In the operation’s third phase, the 147th Brigade crossed the Nederrijn river from 'the Island' during the night, and by the morning of 14 April was ready to move through the 56th Brigade’s positions. By this time, the German defence was crumbling, but the 147th Brigade’s battalions encountered significant numbers of mines and demolitions as they advanced. D Company of the Duke of Wellington’s Regiment ambushed what they believed to be a German counterattack led by three Renault tanks captured by the Germans in 1940, although it later transpired that the Germans had no idea that the British were there. Later in the day, Dutch soldiers of the 34th SS-Freiwilligen-Grenadierdivision 'Landstorm Nederland', supported by armour, counterattacked the Duke of Wellington’s positions. The Dutch were eventually beaten back after heavy fighting had destroyed their tanks, but were able to blunt a later British advance into their area. By the end of the day the Allied units had reached all of their objectives and most of Arnhem had been secured. The Canadian 5th Armoured Division began moving onto the high ground to the north of the city during that night, and here met elements of Special Air Service units who had been operating behind the German lines since a time earlier in the month. On 15 April the Duke of Wellington’s occupied the city’s zoo and upon discovering a live polar bear offered it to their brigade commander, who declined the offer. The Germans were cleared out of the precinct of Velp and the surrounding area on 15 and 16 April, bringing 'Anger' to an end.
The Allies had liberated a ruined city. After the looting of the previous year, Arnhem’s houses were little more than empty wrecks lacking furniture, household goods and even doors. Evidence of the '1st Battle of Arnhem' lay everywhere and the liberation was likened to 'entering an ancient tomb'.
The Allied advance continued immediately. The Canadian 5th Armoured Division began moving through Arnhem toward the high ground north of the city on the night of 14/15 April. In a change to the original plan to head to the west, the division was given a new mission, known as 'Cleanser', and moved to the north to secure towns between Arnhem and the IJsselmeer.

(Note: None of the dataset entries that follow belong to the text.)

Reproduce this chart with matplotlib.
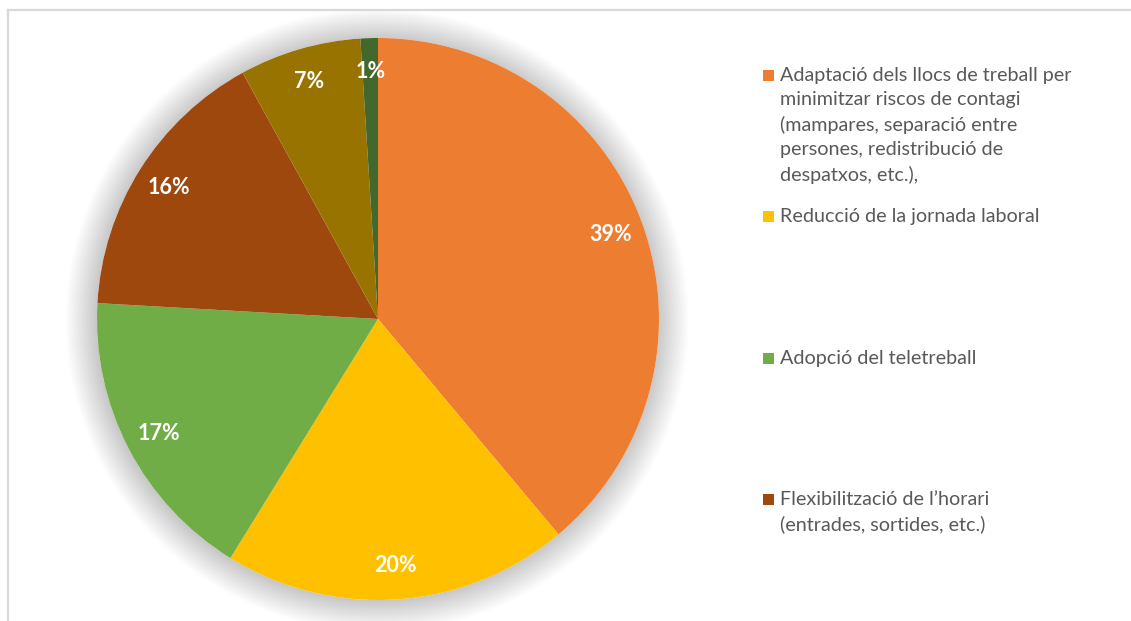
import matplotlib.pyplot as plt
from matplotlib.lines import Line2D
from matplotlib.patches import Circle, Rectangle

# data (share of responses, %)
labels = [
    "Adaptació dels llocs de treball per\nminimitzar riscos de contagi\n(mampares, separació entre\npersones, redistribució de\ndespatxos, etc.),",
    "Reducció de la jornada laboral",
    "Adopció del teletreball",
    "Flexibilització de l\u2019horari\n(entrades, sortides, etc.)",
    "Altres mesures",
    "Cap mesura",
]
values = [38.9, 19.9, 17.1, 16.1, 7.0, 1.0]
colors = ["#ED7D31", "#FFC000", "#70AD47", "#9E480E", "#997300", "#43682B"]
n_legend = 4  # the legend is cut off after four entries

plt.rcParams['font.family'] = ['Lato', 'DejaVu Sans']

W, H = 1131, 621
fig = plt.figure(figsize=(W / 100, H / 100), dpi=100)

# pie centre and radius in pixels
cx, cy, r = 378, 319, 281
lim = 1.15
ax = fig.add_axes([(cx - r * lim) / W, (H - cy - r * lim) / H,
                   2 * r * lim / W, 2 * r * lim / H])

# soft shadow behind the pie
for i in range(28):
    ax.add_patch(Circle((-0.003, -0.004), 1.0 + i * 0.004, color='#000000',
                        alpha=0.006, lw=0, zorder=0))
ax.add_patch(Circle((0, 0), 1.0, color='white', lw=0, zorder=0.5))

wedges, texts, autotexts = ax.pie(
    values, colors=colors, startangle=90, counterclock=False,
    autopct=lambda p: f"{p:.0f}%", pctdistance=0.88, radius=1.0,
    wedgeprops=dict(linewidth=0),
    textprops=dict(color='white', fontsize=15.5, fontweight='bold'))
for w in wedges:
    w.set_zorder(1)
for t in autotexts:
    t.set_zorder(2)
ax.set_xlim(-lim, lim)
ax.set_ylim(-lim, lim)
ax.set_aspect('equal')
ax.axis('off')

# legend, entries spread evenly like the original
x_mark, x_text = 763, 780
y_first, pitch = 75, 141.3
for i in range(n_legend):
    y = y_first + i * pitch
    fig.add_artist(Rectangle((x_mark / W, 1 - (y + 6) / H), 11 / W, 11 / H,
                             transform=fig.transFigure, color=colors[i], lw=0))
    fig.text(x_text / W, 1 - (y - 8) / H, labels[i], ha='left', va='top',
             fontsize=14.2, color='#595959', linespacing=1.52)

# chart area border (only top and left edges visible)
bc = '#D9D9D9'
fig.add_artist(Line2D([8 / W, 1], [1 - 10 / H, 1 - 10 / H], color=bc, lw=1.6))
fig.add_artist(Line2D([8 / W, 8 / W], [0, 1 - 10 / H], color=bc, lw=1.6))

fig.savefig('out.png', dpi=100, facecolor='white')
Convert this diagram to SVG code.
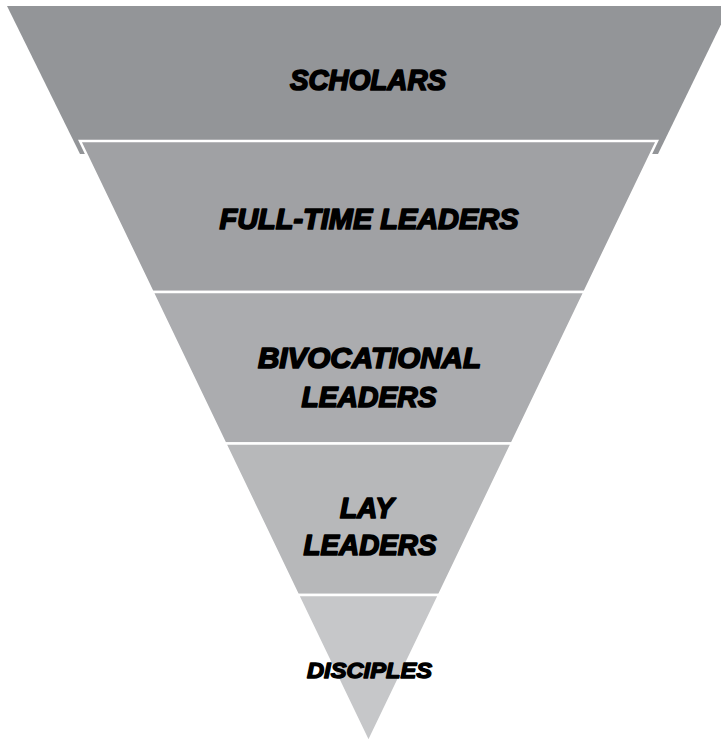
<svg xmlns="http://www.w3.org/2000/svg" width="721" height="744" viewBox="0 0 721 744">
  <style>
    .band { stroke: #ffffff; stroke-width: 2.5; stroke-linejoin: miter; }
    .lbl { font-family: "Liberation Sans", Arial, sans-serif; font-weight: bold; font-style: italic; font-size: 29px; fill: #000; stroke: #000; stroke-width: 1.7; stroke-linejoin: round; text-anchor: middle; }
  </style>
  <rect x="0" y="0" width="721" height="744" fill="#ffffff"/>
  <g id="scholars">
    <polygon points="7,6 730,6 658,154 80,154" fill="#939598"/>
    <text class="lbl" x="368" y="89.5" textLength="156" lengthAdjust="spacingAndGlyphs">SCHOLARS</text>
  </g>
  <g id="full-time-leaders">
    <polygon class="band" points="80,141 657,141 584.5,292 152.5,292" fill="#a0a1a4"/>
    <text class="lbl" x="369" y="228.5" textLength="299" lengthAdjust="spacingAndGlyphs">FULL-TIME LEADERS</text>
  </g>
  <g id="bivocational-leaders">
    <polygon class="band" points="152.5,292 584.5,292 511.8,443.5 225.2,443.5" fill="#abacaf"/>
    <text class="lbl" x="369.5" y="367.5" textLength="223" lengthAdjust="spacingAndGlyphs">BIVOCATIONAL</text>
    <text class="lbl" x="369" y="406.5" textLength="135" lengthAdjust="spacingAndGlyphs">LEADERS</text>
  </g>
  <g id="lay-leaders">
    <polygon class="band" points="225.2,443.5 511.8,443.5 439.1,595 297.9,595" fill="#b7b8ba"/>
    <text class="lbl" x="367" y="517.5" textLength="54" lengthAdjust="spacingAndGlyphs">LAY</text>
    <text class="lbl" x="370" y="554.5" textLength="133" lengthAdjust="spacingAndGlyphs">LEADERS</text>
  </g>
  <g id="disciples">
    <polygon class="band" points="297.9,595 439.1,595 368.5,742" fill="#c6c7c9"/>
    <text class="lbl" x="369.5" y="677.5" style="font-size:22px;stroke-width:1.4" textLength="125" lengthAdjust="spacingAndGlyphs">DISCIPLES</text>
  </g>
</svg>
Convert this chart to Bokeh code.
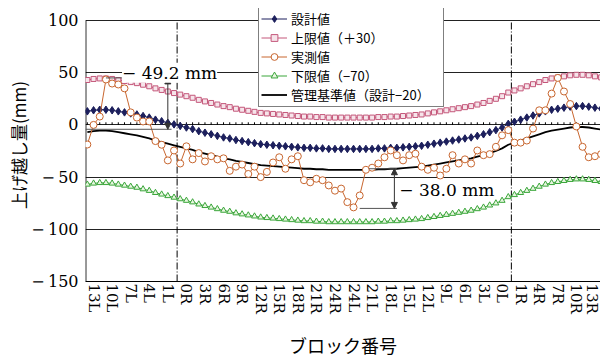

A large German force counterattacked the Canadian 5th Armoured Division on the night of 16 April at Otterlo, hoping to break out to the west, but was beaten back after heavy losses in the 'Battle of Otterlo'. On 17 April, the 49th Division attacked Ede, held by the Dutch SS troops, and liberated the town in 24 hours. On 27 April a temporary truce came into effect, allowing the 'Manna' distribution of food aid to the starving Dutch civilians in areas under German control, and on 5 May Blaskowitz agreed to the unconditional surrender of all German forces in the Netherlands.
The British recorded 62 men killed and 134 wounded in the '2nd Battle of Arnhem', but it is unclear if this includes Canadian casualties. German figures are imprecise, with prisoners of war recorded as 601 in some sources and up to 1,600 in others. The German casualties are similarly unknown, although they may have been as great as 3,000.